My friendships at 42 are so much different than the ones I had at 22 and 32. (We won’t even go as far back as elementary/junior high days-whew!) At 22 I was fresh out of college, newly married and ready to dive into a career—it was an adjustment enough just to be working 40 hours a week and having a house to take care of. My college friends and I kept in touch via Christmas cards and the occasional lunch, but it was my work friends that I spent the most time with—great people, but not as deep of friendships that I’d had with the friends I grew up with.

Fast forward a decade and I’m in the throes of being the mother of young children. A stay-at-home mother of young children, and they outnumbered me. As much as I felt very blessed to be staying home with them, honestly there were times I would greet my husband before he even got in the door, talking his ear off, desperate to have a conversation beyond “magic words” and how many bites of vegetables were required to leave the table. There were a few years when I felt like he was my only lifeline to the adult world. I remember praying in the car one night that God would put more friends in my life, and crying over it because I felt like such a loser for having to pray for friends in the first place.

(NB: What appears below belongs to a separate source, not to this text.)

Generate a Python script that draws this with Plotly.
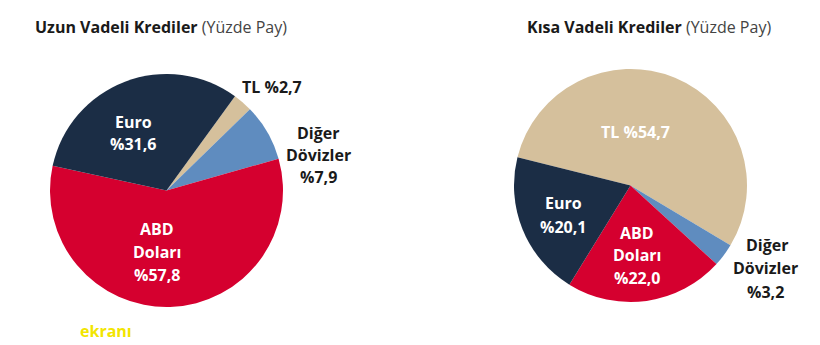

I did get out of the house beyond the grocery store by attending Book Club, Bible study or taking the kids on an occasional playdate with other moms. Those friends really helped me grow beyond Mommy Mode, as we bonded over things like helping each other hang curtains or paint a room in one of our houses. I still craved the days of close friendships with my girlfriends where we went places sans children and were just wiser versions of our younger selves, but I became a new kind of grown up from these friendships—and I cherish them.

Now I’m in a good place in life with my friends—probably my favorite so far. My kids are no longer solely dependent on me—I don’t need a babysitter to go anywhere. Coincidentally, a lot of the friends I’ve made in the last ten years I’ve met through my kids and their activities. My friendships with other women vary in so many ways. Some friends I see all the time, others I won’t catch up with for months at a time and yet we still connect like we always have since seventh grade. In part, I think the reason why I’m in such a good place with friendships is that I’ve gotten better at knowing myself—what kind of people are good for me, and what relationships are not. Many of my friends have fed my faith life and all of them have shaped me to who I am right now. The friendships I’ve had with women who were older than me by decades have taught me that getting older is whatever you want it to be. So, despite wishing I had the metabolism of my twenties back, I wouldn’t want to go back to that time in my life. It’s taken me this long to figure some things out!

I’m hoping Kim will have a chance to hang out with us soon. We might even forego the jeans and wear sweats while we make toasts to friendships with our wine. To old friends and new, who loved us as we once were, love us for who we are now, and will be there for us as we move towards knee surgeries and Depends undergarments. Thank you, Lord, for friends!